:: Your instructions ::
Return verbatim everything from the first line through the line that contains "plt.rcParams['font.family'] = ['Liberation", and stop there.

[Plotting code records]
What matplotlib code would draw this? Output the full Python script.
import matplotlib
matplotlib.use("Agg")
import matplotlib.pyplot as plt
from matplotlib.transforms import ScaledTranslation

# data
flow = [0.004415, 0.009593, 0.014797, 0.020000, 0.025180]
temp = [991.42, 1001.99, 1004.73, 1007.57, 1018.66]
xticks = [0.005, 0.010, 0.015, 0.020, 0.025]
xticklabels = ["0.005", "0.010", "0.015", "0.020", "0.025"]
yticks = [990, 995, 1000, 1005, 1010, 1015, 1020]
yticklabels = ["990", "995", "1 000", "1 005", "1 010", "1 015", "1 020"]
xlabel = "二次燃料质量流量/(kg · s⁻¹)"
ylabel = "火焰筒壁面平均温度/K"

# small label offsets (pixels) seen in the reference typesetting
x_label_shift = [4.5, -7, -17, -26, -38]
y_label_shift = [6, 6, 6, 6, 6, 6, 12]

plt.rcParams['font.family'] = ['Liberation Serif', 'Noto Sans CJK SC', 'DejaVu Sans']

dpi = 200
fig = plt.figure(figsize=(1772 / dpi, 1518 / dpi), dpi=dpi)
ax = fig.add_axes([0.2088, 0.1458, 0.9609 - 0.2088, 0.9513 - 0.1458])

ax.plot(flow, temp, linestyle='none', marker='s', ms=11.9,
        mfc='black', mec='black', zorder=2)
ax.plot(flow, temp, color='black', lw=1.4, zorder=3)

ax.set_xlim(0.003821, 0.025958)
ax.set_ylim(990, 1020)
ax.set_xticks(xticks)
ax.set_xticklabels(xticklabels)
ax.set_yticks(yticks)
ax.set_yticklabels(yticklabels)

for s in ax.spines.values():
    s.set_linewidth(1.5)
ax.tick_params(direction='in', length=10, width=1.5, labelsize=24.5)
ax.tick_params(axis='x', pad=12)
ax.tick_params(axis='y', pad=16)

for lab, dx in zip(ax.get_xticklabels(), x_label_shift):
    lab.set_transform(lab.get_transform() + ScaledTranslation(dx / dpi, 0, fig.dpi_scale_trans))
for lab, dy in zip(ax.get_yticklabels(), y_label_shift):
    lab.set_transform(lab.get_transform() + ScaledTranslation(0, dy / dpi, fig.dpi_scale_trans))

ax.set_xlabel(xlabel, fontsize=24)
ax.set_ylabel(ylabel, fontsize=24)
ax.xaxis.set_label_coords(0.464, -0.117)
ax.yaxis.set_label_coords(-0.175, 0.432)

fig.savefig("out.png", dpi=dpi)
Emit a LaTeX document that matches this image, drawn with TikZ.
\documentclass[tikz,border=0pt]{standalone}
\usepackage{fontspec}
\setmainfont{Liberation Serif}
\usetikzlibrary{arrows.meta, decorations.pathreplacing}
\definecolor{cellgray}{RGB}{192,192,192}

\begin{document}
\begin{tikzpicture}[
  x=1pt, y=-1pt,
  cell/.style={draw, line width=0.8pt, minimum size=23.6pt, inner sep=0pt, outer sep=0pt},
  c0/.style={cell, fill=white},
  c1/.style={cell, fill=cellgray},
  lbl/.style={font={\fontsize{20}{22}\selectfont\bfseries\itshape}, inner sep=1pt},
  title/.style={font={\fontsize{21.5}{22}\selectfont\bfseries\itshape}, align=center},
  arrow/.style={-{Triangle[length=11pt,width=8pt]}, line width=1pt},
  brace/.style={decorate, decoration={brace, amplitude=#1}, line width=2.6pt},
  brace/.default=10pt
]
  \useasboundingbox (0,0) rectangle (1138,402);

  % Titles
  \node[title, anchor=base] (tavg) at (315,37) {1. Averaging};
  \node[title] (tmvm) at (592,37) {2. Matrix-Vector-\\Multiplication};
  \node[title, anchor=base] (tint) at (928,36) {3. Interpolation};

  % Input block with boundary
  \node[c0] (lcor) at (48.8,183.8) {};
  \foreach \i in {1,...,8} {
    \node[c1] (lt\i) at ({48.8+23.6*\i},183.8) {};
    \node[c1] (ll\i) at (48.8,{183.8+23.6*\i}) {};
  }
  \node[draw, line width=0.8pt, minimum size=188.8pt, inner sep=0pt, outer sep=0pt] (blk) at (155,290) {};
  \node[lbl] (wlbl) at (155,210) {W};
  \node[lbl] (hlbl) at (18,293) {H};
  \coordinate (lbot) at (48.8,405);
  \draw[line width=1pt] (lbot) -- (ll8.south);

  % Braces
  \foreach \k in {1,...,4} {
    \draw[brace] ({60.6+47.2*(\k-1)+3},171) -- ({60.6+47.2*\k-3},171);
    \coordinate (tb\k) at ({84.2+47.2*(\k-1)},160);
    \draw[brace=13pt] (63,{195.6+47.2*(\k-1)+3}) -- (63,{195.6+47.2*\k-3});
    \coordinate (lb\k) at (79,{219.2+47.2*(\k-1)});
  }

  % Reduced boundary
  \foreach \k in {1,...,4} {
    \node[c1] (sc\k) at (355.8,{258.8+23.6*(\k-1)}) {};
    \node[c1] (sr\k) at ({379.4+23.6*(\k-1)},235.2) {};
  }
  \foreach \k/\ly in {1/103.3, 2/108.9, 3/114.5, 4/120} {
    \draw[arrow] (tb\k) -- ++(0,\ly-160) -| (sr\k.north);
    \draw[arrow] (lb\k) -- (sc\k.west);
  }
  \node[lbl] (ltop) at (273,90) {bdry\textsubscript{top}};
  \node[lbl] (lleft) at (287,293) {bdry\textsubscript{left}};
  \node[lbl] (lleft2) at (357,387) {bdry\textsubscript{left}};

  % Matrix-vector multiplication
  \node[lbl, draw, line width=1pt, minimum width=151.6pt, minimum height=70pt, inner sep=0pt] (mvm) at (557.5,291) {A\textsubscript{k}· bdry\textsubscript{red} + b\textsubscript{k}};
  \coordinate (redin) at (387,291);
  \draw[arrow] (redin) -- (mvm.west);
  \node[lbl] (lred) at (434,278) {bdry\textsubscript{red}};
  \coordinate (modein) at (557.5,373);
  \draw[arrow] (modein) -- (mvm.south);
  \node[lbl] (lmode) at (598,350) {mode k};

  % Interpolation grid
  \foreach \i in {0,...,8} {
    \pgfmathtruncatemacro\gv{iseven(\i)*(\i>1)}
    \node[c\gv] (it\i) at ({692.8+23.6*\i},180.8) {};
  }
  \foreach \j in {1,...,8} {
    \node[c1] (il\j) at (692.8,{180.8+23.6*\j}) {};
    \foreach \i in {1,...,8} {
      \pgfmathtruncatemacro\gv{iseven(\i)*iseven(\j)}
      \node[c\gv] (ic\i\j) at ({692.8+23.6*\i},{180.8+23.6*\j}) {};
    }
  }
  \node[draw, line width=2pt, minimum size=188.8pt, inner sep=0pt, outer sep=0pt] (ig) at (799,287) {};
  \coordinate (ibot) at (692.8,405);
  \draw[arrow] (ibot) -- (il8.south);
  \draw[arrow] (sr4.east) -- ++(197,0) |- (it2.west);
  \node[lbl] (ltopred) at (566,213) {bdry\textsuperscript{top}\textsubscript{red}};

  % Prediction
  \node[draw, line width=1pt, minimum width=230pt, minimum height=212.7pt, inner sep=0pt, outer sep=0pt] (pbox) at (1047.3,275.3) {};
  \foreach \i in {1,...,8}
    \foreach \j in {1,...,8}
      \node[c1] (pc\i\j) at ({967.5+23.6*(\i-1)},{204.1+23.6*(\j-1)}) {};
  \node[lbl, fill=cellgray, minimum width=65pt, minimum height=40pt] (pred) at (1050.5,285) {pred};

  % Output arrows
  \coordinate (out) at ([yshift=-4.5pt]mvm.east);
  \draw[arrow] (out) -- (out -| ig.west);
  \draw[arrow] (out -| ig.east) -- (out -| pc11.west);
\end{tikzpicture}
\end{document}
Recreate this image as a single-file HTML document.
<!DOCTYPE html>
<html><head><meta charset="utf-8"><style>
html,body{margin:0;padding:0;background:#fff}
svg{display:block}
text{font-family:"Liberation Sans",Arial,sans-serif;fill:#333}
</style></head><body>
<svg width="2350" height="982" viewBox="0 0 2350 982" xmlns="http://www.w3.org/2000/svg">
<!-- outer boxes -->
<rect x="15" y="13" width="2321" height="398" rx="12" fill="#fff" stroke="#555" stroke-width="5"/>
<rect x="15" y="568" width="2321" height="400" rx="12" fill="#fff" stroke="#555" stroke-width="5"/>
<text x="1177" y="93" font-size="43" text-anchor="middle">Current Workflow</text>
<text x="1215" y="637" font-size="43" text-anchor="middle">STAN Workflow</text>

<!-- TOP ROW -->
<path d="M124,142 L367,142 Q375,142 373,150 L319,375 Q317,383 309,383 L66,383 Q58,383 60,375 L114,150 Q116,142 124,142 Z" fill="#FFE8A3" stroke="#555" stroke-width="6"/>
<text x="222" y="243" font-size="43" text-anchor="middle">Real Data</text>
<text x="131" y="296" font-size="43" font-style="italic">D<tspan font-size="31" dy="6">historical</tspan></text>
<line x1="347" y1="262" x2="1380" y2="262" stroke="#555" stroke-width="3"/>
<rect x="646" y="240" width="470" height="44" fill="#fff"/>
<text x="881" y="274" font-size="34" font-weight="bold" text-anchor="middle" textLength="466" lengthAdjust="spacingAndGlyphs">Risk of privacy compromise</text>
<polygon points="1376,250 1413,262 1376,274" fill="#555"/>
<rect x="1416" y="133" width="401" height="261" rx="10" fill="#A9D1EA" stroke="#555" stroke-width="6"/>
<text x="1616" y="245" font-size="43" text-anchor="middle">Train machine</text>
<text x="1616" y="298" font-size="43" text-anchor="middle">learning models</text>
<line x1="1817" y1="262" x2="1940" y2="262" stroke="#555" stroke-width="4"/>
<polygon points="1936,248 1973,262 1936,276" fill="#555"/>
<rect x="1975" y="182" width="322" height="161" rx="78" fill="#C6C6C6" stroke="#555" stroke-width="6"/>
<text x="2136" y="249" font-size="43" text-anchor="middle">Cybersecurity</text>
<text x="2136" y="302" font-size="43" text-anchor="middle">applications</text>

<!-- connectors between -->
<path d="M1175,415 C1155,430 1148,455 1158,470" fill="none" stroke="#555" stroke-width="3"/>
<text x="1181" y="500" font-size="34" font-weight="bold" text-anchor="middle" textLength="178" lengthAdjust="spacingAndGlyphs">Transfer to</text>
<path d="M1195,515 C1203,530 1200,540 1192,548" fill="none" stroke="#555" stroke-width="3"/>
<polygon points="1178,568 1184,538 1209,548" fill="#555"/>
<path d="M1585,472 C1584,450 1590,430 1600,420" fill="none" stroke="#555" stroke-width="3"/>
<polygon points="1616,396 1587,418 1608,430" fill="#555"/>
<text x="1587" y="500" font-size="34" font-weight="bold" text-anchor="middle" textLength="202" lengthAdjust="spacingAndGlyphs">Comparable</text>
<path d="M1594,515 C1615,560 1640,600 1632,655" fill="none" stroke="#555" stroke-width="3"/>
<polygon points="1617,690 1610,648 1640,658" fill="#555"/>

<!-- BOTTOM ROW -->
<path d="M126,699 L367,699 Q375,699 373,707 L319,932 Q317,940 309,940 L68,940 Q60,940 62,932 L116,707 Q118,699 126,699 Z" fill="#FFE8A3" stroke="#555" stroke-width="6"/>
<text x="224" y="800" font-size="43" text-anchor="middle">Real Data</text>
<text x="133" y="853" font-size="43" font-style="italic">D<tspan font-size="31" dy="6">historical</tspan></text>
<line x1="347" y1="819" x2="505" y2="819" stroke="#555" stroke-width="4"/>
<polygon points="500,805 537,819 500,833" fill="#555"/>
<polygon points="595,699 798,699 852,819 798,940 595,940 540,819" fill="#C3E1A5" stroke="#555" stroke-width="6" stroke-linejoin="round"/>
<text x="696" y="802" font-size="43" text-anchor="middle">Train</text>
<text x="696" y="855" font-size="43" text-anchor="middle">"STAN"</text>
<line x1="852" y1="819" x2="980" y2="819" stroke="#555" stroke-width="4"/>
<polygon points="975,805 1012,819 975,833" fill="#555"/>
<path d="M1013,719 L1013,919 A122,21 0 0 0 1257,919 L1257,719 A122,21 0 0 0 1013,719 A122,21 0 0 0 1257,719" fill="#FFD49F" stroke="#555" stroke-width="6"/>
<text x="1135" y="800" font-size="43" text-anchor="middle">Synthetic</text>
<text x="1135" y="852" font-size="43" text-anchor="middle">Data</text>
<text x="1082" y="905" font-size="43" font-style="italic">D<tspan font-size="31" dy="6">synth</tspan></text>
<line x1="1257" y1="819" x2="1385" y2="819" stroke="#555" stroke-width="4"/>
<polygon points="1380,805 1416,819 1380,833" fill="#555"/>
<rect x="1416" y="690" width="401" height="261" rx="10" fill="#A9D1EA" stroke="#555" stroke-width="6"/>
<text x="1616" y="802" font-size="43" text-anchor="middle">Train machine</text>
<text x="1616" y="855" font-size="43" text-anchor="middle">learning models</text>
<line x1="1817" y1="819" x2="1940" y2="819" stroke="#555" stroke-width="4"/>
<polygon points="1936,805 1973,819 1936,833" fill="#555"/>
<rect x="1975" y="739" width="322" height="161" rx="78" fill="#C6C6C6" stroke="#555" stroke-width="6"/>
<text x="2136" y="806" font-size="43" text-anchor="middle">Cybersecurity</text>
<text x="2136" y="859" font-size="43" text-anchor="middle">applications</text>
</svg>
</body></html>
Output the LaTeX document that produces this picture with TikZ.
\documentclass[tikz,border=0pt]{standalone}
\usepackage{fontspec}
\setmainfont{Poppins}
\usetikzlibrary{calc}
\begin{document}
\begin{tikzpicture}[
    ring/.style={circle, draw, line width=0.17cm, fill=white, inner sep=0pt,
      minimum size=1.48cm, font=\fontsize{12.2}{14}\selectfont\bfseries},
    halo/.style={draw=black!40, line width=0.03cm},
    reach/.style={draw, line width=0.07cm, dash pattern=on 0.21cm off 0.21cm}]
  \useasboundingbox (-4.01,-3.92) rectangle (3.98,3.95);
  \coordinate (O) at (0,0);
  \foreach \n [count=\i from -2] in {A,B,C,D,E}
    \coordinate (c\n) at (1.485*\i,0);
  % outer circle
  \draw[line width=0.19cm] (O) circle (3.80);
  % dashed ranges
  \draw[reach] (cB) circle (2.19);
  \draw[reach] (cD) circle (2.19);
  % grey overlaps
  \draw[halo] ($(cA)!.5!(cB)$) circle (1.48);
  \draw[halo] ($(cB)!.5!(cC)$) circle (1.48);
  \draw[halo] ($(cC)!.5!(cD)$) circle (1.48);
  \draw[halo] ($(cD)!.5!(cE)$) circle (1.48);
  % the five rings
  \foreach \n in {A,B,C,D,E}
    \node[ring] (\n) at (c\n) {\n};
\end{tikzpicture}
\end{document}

:: Exercise response ::
What matplotlib code would draw this? Output the full Python script.
import matplotlib
matplotlib.use("Agg")
import matplotlib.pyplot as plt
from matplotlib.transforms import ScaledTranslation

# data
flow = [0.004415, 0.009593, 0.014797, 0.020000, 0.025180]
temp = [991.42, 1001.99, 1004.73, 1007.57, 1018.66]
xticks = [0.005, 0.010, 0.015, 0.020, 0.025]
xticklabels = ["0.005", "0.010", "0.015", "0.020", "0.025"]
yticks = [990, 995, 1000, 1005, 1010, 1015, 1020]
yticklabels = ["990", "995", "1 000", "1 005", "1 010", "1 015", "1 020"]
xlabel = "二次燃料质量流量/(kg · s⁻¹)"
ylabel = "火焰筒壁面平均温度/K"

# small label offsets (pixels) seen in the reference typesetting
x_label_shift = [4.5, -7, -17, -26, -38]
y_label_shift = [6, 6, 6, 6, 6, 6, 12]

plt.rcParams['font.family'] = ['Liberation Serif', 'Noto Sans CJK SC', 'DejaVu Sans']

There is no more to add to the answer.